Jakub Jelinek <ja...@redhat.com> writes:
> On Mon, Feb 27, 2023 at 07:51:21PM +0000, Richard Sandiford wrote:
>> I think RTL and gimple are different in that respect.
>> SHIFT_COUNT_TRUNCATED's effect on shifts is IMO a bit like
>> CTZ_DEFINED_VALUE_AT_ZERO's effect on CTZ: it enumerates common
>> target-specific behaviour, but doesn't turn invalid/should-not-be-evaluated
>> values into valid values.  Not defining SHIFT_COUNT_TRUNCATED is like
>> defining CTZ_DEFINED_VALUE_AT_ZERO to 0.
>> 
>> The docs say:
>> 
>>   Note that regardless of this macro the ``definedness'' of @code{clz}
>>   and @code{ctz} at zero do @emph{not} extend to the builtin functions
>>   visible to the user.  Thus one may be free to adjust the value at will
>>   to match the target expansion of these operations without fear of
>>   breaking the API@.
>> 
>> So for CTZ this really is an RTL thing, which can leak into gimple
>> through ifns.  I'd argue that the same is true for SHIFT_COUNT_TRUNCATED
>> and conditional shifts like COND_SHL: normal gimple shifts aren't guaranteed
>> to honour SHIFT_COUNT_TRUNCATED, but COND_SHL should be.
>
> I understand that if SHIFT_COUNT_TRUNCATED 1 is defined, then formerly
> out of bounds shift is well defined on RTL. after all, for
> SHIFT_COUNT_TRUNCATED the generic code removes shift count masking as
> redundant, so code without UB in the source could otherwise appear to have
> UB on RTL.
> The question is what happens with SHIFT_COUNT_TRUNCATED 0 or
> C?Z_DEFINED_VALUE_AT_ZERO 0, if encountering the RTL with invalid operand(s)
> is undefined behavior, or simply undefined value but no other side-effects.
> There are many RTL expressions which invoke on invalid values really
> undefined behavior, it can crash the program etc.  The question is if
> out of bounds shifts are like that too or not.  Ditto for CLZ/CTZ.

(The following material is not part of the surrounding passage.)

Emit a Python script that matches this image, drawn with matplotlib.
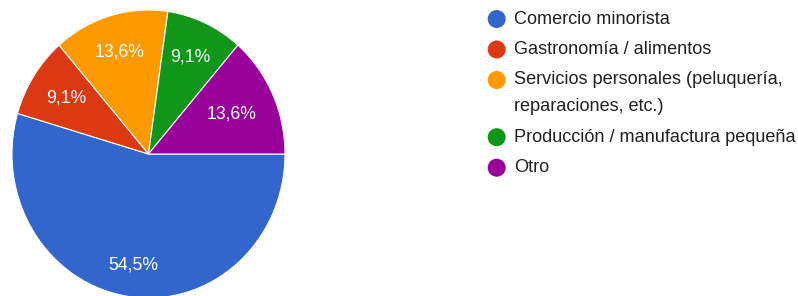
import numpy as np
import matplotlib.pyplot as plt

plt.rcParams["font.family"] = ["Liberation Sans", "DejaVu Sans"]

categories = [
    "Comercio minorista",
    "Gastronomía / alimentos",
    "Servicios personales (peluquería,\nreparaciones, etc.)",
    "Producción / manufactura pequeña",
    "Otro",
]
counts = [12, 2, 3, 2, 3]
colors = ["#3366cc", "#dc3912", "#ff9900", "#109618", "#990099"]
label_radius = [0.78, 0.72, 0.74, 0.74, 0.67]

W, H = 798, 296
fig = plt.figure(figsize=(W / 100, H / 100), dpi=100)

# pie axes (source image is slightly stretched vertically)
cx, cy, rx, ry = 148.5, 154, 136.5, 144
ax = fig.add_axes([(cx - rx) / W, (H - cy - ry) / H, 2 * rx / W, 2 * ry / H])
wedges, texts, autotexts = ax.pie(
    counts, colors=colors, startangle=0, counterclock=False,
    autopct=lambda p: f"{p:.1f}%".replace(".", ","), pctdistance=0.73,
    wedgeprops=dict(edgecolor="white", linewidth=0.8),
    textprops=dict(color="white", fontsize=12.7),
)
ax.set_aspect("auto")
ax.set_xlim(-1, 1)
ax.set_ylim(-1, 1)
for w, t, r in zip(wedges, autotexts, label_radius):
    w.set_clip_on(False)
    mid = np.deg2rad((w.theta1 + w.theta2) / 2)
    t.set_position((r * np.cos(mid), r * np.sin(mid)))

# legend drawn by hand in pixel coordinates
lg = fig.add_axes([0, 0, 1, 1])
lg.set_xlim(0, W)
lg.set_ylim(H, 0)
lg.axis("off")
y = 19
for label, col in zip(categories, colors):
    lg.scatter([496.7], [y], s=168, color=col, edgecolors="none")
    lines = label.split("\n")
    for i, line in enumerate(lines):
        lg.text(514, y + i * 26.7, line, fontsize=13.05, color="#212121", va="center", ha="left")
    y += 30.5 + 26.7 * (len(lines) - 1)

plt.savefig("out.png", dpi=100)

My argument was that !SHIFT_COUNT_TRUNCATED and
C?Z_DEFINED_VALUE_AT_ZERO==0 mean that the behaviour is undefined
only in the sense that target-independent code doesn't know what
the behaviour is.  !SHIFT_COUNT_TRUNCATED doesn't mean that
target-independent code can assume that out-of-range shift values
invoke program UB (and therefore target-independent code can optimise
shifts on the principle that all shifts are in-range).  Similarly
CTZ_DEFINED_VALUE_AT_ZERO==0 doesn't mean the corresponding thing for CTZ.

If !SHIFT_COUNT_TRUNCATED meant that all out-of-range shifts are UB then:

            wide_int wop1 = pop1;
            if (SHIFT_COUNT_TRUNCATED)
              wop1 = wi::umod_trunc (wop1, GET_MODE_PRECISION (int_mode));
            else if (wi::geu_p (wop1, GET_MODE_PRECISION (int_mode)))
              return NULL_RTX;

in simplify_const_binary_operation wouldn't be necessary.  We could
just fold constant shifts in the SHIFT_COUNT_TRUNCATED way for all
values, like wide_int_binop folds all nonnegative shifts on trees.

As I say, arm_emit_coreregs_64bit_shift relies on being able to create
RTL shifts whose counts might be out-of-range (to a certain degree),
because the arm port knows how arm shifts behave.  Treating the
out-of-range shifts as UB would break the DI shift expansions.